À défaut, « le chef » sera porté au pouvoir à la fin de la décennie 1930 pour reconduire l’essentiel des dispositions institutionnelles ultramontaines, clérico-nationalistes et libéro-capitalistes somme toute un peu élimées, nonobstant la volonté d’une partie de la classe politique de profiter de leurs propres inconfort, exaspération et impatience pour aller de l’avant avec une nouvelle conception de l’homme et de l’esprit.
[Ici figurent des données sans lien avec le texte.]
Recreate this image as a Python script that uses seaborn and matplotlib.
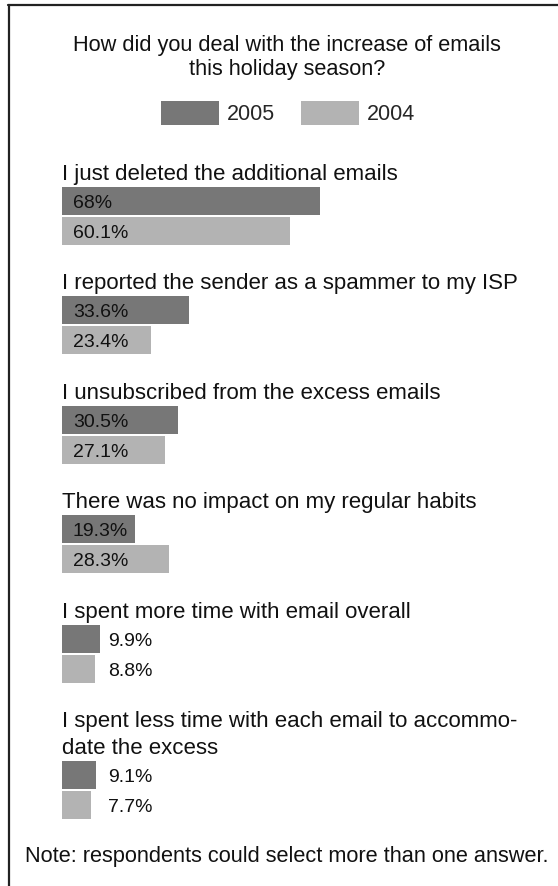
import matplotlib
matplotlib.use("Agg")
import matplotlib.pyplot as plt
import seaborn as sns
import pandas as pd
from matplotlib.patches import Patch
from matplotlib.lines import Line2D

# ---------------- data ----------------
title_lines = ["How did you deal with the increase of emails", "this holiday season?"]
years = ["2005", "2004"]
categories = [
    ["I just deleted the additional emails"],
    ["I reported the sender as a spammer to my ISP"],
    ["I unsubscribed from the excess emails"],
    ["There was no impact on my regular habits"],
    ["I spent more time with email overall"],
    ["I spent less time with each email to accommo-", "date the excess"],
]
values_2005 = [68, 33.6, 30.5, 19.3, 9.9, 9.1]
values_2004 = [60.1, 23.4, 27.1, 28.3, 8.8, 7.7]
note = "Note: respondents could select more than one answer."

# ---------------- style ----------------
sns.set_theme(style="white")
plt.rcParams["font.family"] = ["Liberation Sans", "DejaVu Sans"]

DARK = "#777777"
LIGHT = "#b3b3b3"
TXT = "#111111"
palette = {"2005": DARK, "2004": LIGHT}

W, H = 558, 886
fig = plt.figure(figsize=(W / 100, H / 100), dpi=100)
fig.patch.set_facecolor("white")


def fx(x):
    return x / W


def fy(y):
    return 1 - y / H


PX_PER_PCT = 3.79
BAR_X0 = 62
SLOT = 30.0
BAR_H = 27.5
bar_tops = [187, 296, 406, 515, 625, 761]
LINE_PITCH = 27
LABEL_FS = 16.0
TITLE_FS = 15.7
VALUE_FS = 14.0
LEGEND_FS = 15.5

# border (top + left)
fig.add_artist(Line2D([fx(8), fx(W)], [fy(5), fy(5)], color="#222222", lw=1.6))
fig.add_artist(Line2D([fx(8.5), fx(8.5)], [fy(5), fy(H)], color="#222222", lw=1.6))

# title
title_cx = 287
for k, line in enumerate(title_lines):
    fig.text(fx(title_cx), fy(51 + 24 * k), line, ha="center", va="baseline",
             fontsize=TITLE_FS, color=TXT)

# legend
fs_px = LEGEND_FS * 100 / 72
handles = [Patch(facecolor=palette[y], edgecolor="none", label=y) for y in years]
fig.legend(handles=handles, loc="center", bbox_to_anchor=(fx(288), fy(113)),
           ncol=2, frameon=False, fontsize=LEGEND_FS,
           handlelength=58 / fs_px, handleheight=28 / fs_px,
           handletextpad=8 / fs_px, columnspacing=26 / fs_px, borderpad=0)

# groups
for i, cat in enumerate(categories):
    df = pd.DataFrame({"year": years, "value": [values_2005[i], values_2004[i]]})
    slot_top = bar_tops[i] - (SLOT - BAR_H) / 2
    ax = fig.add_axes([fx(BAR_X0), fy(slot_top + 2 * SLOT), (W - BAR_X0) / W, 2 * SLOT / H])
    sns.barplot(data=df, x="value", y="year", hue="year", order=years, hue_order=years,
                palette=palette, width=BAR_H / SLOT, saturation=1, legend=False,
                orient="h", ax=ax, edgecolor="none")
    ax.set_xlim(0, (W - BAR_X0) / PX_PER_PCT)
    ax.set_ylim(1.5, -0.5)
    ax.axis("off")
    for j, v in enumerate(df["value"]):
        xpx = 11 if v >= 15 else 46
        ax.text(xpx / PX_PER_PCT, j + 0.23, f"{v:g}%", ha="left", va="baseline",
                fontsize=VALUE_FS, color=TXT)
    # category label lines above bars
    nlines = len(cat)
    for k, line in enumerate(cat):
        base = bar_tops[i] - 7 - (nlines - 1 - k) * LINE_PITCH
        fig.text(fx(BAR_X0), fy(base), line, ha="left", va="baseline",
                 fontsize=LABEL_FS, color=TXT)

# note
fig.text(fx(287), fy(862), note, ha="center", va="baseline", fontsize=TITLE_FS, color=TXT)

fig.savefig("out.png", dpi=100, facecolor="white")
Lamonde suggère notamment que les politiques d’aide à la colonisation et les secours immédiats constitueront, sous le régime de l’Union nationale, les interventions étatiques les plus ambitieuses.
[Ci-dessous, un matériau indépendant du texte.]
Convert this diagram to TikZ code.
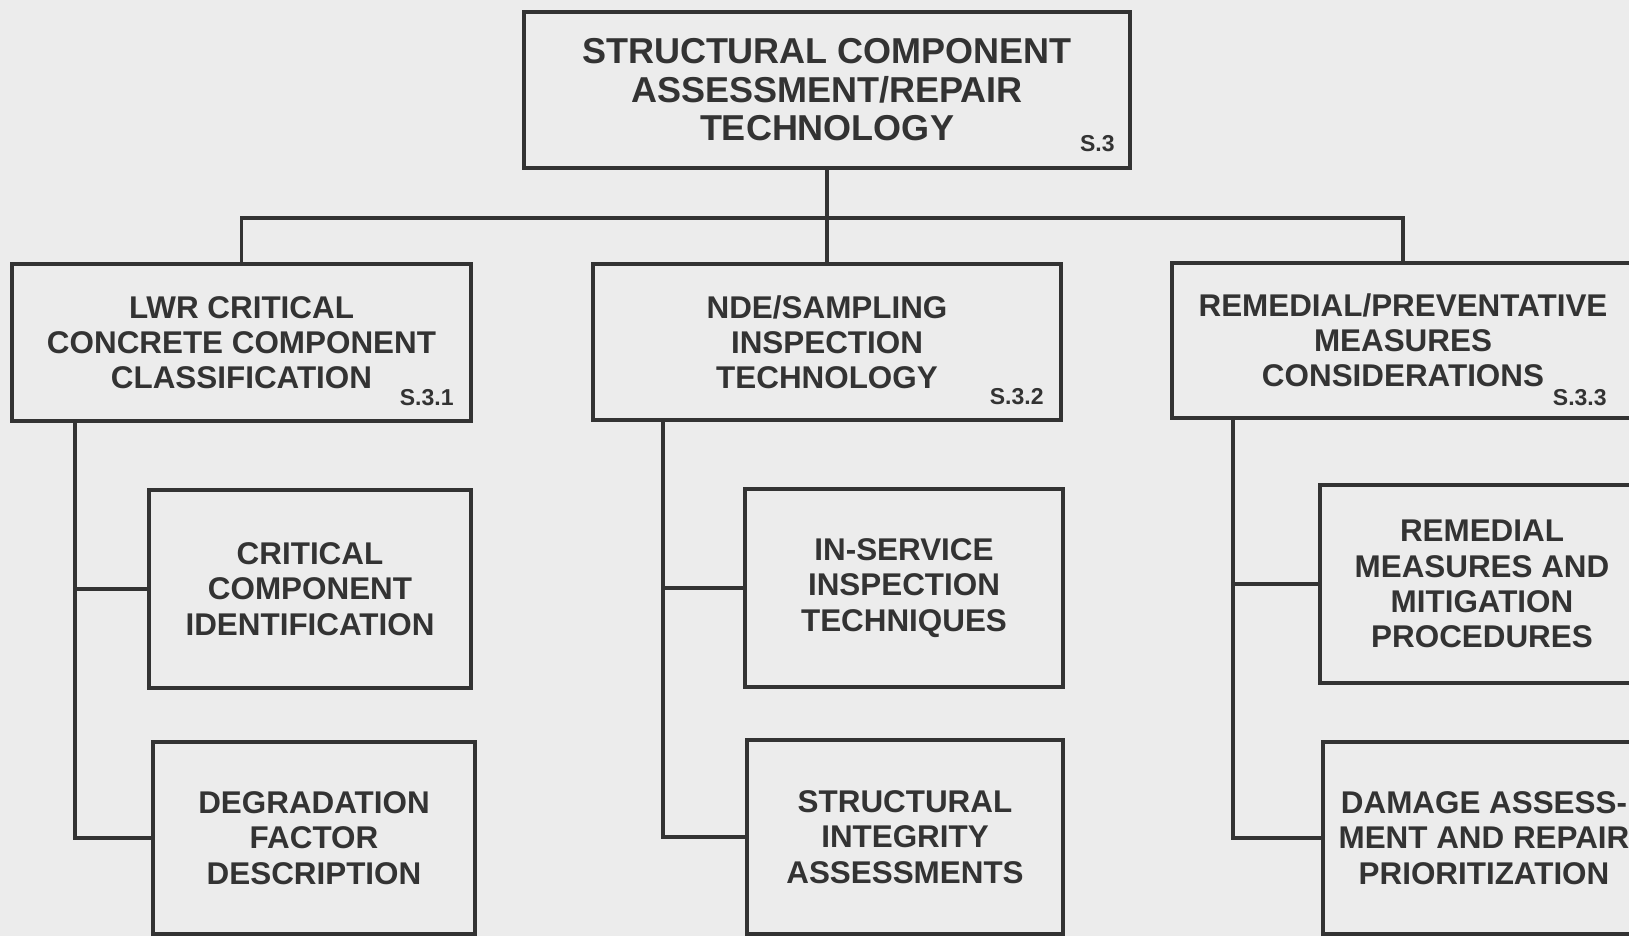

Même si le combat pour la modernité qu’ont livré les jeunes André Laurendeau, Hector de Saint-Denys Garneau et Georges-Henri Lévesque sera effectivement mis en veilleuse pour quelques années, il n’en reste pas moins que plusieurs structures auront été affectées par le passage en coup de vent de la modernité au Québec au cours des années 1930. Lamonde aborde particulièrement les transitions paradigmatiques alors survenues dans les milieux littéraire, artistique (notons les caricatures remarquables réalisées par Robert Lapalme qui parsèment l’ouvrage) et scientifique, sans négliger les pans culturel, économique et politique des grands remue-méninges conceptuels de l’époque.
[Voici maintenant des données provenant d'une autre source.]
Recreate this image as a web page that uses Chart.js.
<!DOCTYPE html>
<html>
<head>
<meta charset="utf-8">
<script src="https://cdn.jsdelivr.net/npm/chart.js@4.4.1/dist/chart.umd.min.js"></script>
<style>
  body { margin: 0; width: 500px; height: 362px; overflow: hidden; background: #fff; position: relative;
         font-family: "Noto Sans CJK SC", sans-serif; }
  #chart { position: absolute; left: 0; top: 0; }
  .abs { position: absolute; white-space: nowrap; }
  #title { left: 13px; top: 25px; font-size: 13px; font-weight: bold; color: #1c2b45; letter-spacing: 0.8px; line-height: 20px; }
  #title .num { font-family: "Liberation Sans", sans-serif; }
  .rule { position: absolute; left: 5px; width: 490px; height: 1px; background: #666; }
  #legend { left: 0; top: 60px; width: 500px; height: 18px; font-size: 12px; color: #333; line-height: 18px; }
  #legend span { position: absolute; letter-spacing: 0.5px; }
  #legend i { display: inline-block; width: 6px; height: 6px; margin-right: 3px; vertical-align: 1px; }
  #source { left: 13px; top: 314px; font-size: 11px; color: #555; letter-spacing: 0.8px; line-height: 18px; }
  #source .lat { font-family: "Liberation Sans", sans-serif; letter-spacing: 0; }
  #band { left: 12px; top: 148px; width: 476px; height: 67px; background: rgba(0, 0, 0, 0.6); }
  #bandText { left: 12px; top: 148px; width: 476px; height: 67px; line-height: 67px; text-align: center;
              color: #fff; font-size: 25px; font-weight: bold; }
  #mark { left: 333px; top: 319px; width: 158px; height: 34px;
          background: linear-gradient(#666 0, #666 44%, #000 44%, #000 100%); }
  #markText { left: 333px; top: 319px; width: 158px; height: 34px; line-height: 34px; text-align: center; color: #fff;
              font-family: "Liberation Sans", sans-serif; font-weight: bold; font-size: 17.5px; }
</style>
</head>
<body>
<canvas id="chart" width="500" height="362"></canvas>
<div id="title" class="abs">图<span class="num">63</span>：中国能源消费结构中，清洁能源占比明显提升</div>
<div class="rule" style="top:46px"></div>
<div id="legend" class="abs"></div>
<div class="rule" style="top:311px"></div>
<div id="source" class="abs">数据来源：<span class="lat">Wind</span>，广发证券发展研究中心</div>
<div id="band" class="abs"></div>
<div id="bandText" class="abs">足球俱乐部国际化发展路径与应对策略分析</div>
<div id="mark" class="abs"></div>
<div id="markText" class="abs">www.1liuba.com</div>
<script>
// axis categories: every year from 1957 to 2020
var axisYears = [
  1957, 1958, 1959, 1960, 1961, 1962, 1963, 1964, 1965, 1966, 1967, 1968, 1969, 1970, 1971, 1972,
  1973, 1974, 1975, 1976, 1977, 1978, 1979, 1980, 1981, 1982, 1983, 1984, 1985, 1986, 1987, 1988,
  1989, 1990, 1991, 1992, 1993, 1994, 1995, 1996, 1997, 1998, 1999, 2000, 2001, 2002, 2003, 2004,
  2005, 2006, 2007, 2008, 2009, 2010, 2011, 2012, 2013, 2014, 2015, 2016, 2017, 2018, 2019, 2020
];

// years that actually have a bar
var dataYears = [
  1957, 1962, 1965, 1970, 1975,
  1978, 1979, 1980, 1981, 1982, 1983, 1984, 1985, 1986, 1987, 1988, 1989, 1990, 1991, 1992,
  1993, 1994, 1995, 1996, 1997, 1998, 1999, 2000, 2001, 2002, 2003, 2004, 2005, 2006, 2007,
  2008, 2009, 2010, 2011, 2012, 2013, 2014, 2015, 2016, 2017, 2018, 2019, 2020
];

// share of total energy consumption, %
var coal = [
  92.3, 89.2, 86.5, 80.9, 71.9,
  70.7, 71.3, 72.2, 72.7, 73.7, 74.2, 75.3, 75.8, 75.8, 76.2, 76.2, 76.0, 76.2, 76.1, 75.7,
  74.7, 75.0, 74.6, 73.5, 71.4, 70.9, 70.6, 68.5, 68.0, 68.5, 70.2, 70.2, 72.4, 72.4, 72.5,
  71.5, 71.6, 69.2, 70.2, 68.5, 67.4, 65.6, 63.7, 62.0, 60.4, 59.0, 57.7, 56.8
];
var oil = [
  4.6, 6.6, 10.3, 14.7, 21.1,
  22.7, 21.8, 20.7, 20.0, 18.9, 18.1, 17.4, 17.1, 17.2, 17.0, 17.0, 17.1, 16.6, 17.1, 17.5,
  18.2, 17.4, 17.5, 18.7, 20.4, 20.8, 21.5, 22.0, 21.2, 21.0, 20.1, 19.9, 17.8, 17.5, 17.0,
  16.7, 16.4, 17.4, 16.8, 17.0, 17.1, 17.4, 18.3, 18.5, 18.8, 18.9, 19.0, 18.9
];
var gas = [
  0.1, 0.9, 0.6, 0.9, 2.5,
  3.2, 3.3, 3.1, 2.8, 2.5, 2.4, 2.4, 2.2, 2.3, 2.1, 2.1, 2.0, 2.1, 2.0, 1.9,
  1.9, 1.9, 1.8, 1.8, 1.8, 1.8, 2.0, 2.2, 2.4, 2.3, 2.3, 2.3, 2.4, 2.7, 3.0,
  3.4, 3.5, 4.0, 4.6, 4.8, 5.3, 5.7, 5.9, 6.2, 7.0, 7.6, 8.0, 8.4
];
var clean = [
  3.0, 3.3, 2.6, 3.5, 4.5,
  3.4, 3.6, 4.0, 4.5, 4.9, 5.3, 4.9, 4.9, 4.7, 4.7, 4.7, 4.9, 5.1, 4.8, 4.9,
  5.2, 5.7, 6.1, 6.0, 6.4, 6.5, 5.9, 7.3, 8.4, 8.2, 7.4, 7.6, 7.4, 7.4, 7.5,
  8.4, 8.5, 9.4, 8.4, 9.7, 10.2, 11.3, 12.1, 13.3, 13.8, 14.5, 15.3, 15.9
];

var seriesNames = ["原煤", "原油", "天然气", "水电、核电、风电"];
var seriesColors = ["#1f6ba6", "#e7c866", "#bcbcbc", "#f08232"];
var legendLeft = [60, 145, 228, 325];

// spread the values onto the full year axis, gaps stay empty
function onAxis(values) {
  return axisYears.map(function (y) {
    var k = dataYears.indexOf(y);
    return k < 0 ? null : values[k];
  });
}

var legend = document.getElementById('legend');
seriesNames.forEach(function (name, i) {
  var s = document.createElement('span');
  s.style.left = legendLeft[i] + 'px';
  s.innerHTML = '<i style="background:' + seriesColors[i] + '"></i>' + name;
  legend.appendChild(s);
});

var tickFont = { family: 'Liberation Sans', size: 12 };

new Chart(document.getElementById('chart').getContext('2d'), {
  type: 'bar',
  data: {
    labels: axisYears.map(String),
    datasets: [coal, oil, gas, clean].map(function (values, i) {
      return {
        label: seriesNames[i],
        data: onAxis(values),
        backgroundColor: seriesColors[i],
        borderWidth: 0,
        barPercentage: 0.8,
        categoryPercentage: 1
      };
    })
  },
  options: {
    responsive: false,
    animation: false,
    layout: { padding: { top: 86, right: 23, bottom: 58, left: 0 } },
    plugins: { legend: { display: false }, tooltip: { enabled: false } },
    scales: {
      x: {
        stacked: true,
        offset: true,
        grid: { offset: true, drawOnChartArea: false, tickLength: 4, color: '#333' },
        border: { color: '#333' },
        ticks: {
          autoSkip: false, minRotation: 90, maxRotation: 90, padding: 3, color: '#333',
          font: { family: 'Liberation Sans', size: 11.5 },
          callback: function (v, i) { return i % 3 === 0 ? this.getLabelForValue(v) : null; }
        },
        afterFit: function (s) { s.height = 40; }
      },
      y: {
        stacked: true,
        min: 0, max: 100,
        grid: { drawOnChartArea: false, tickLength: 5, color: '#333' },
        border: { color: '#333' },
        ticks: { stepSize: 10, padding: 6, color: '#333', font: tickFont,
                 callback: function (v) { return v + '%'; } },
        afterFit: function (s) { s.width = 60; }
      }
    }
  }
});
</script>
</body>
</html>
À mi-parcours, l’auteur offre par ailleurs au lecteur quelques notes méthodologico-épistémologiques dont ce dernier aurait pu se passer, mais qui ne manquent pas de lui faire goûter le talent didactique et stylistique dont le premier est capable. Pour parvenir à ficeler cette trame narrative érudite et notablement bien rendue, Lamonde énonce qu’il opère à travers l’ouvrage une analyse du discours de quelques acteurs dont il nous reste des traces écrites, pour en communiquer la radicalité et la finesse. Sa circonscription de l’histoire intellectuelle, retracée dans ce tome à partir de la Crise de 1929 jusqu’à la déclaration de guerre du Canada à l’Allemagne, n’est jamais effectuée de façon monolithique, avec trop de cohérence. Même s’il soutient une thèse qui en écarte d’autres, l’auteur ne cherche pas à évincer les pistes exploratoires qui ne s’y collent pas.
Il peut être (trop) facile de se laisser bercer par la trame historique tissée par Yvan Lamonde et de croire que les voix rapportées dans l’ouvrage ont été entendues aussi fort qu’il y paraît. Quoique l’auteur rappelle lui-même que l’héritage intellectuel à partir duquel il construit la présente histoire des idées politiques n’est pas le fait de la majorité, des élites traditionnelles et des instances établies de pouvoir, le lecteur de La modernité au Québec doit néanmoins procéder avec obstination et persister dans sa compréhension du climat ambiant des années 1930 au Québec comme foncièrement conservateur, traditionaliste et réfractaire à l’institution des propositions foncièrement nouvelles. Avec ces indications en tête, le lecteur sera à même de savourer l’immense plaisir qu’est celui de parcourir dans son intégralité le tout dernier ouvrage mis au monde par l’un des grands hommes de lettres du Québec contemporain.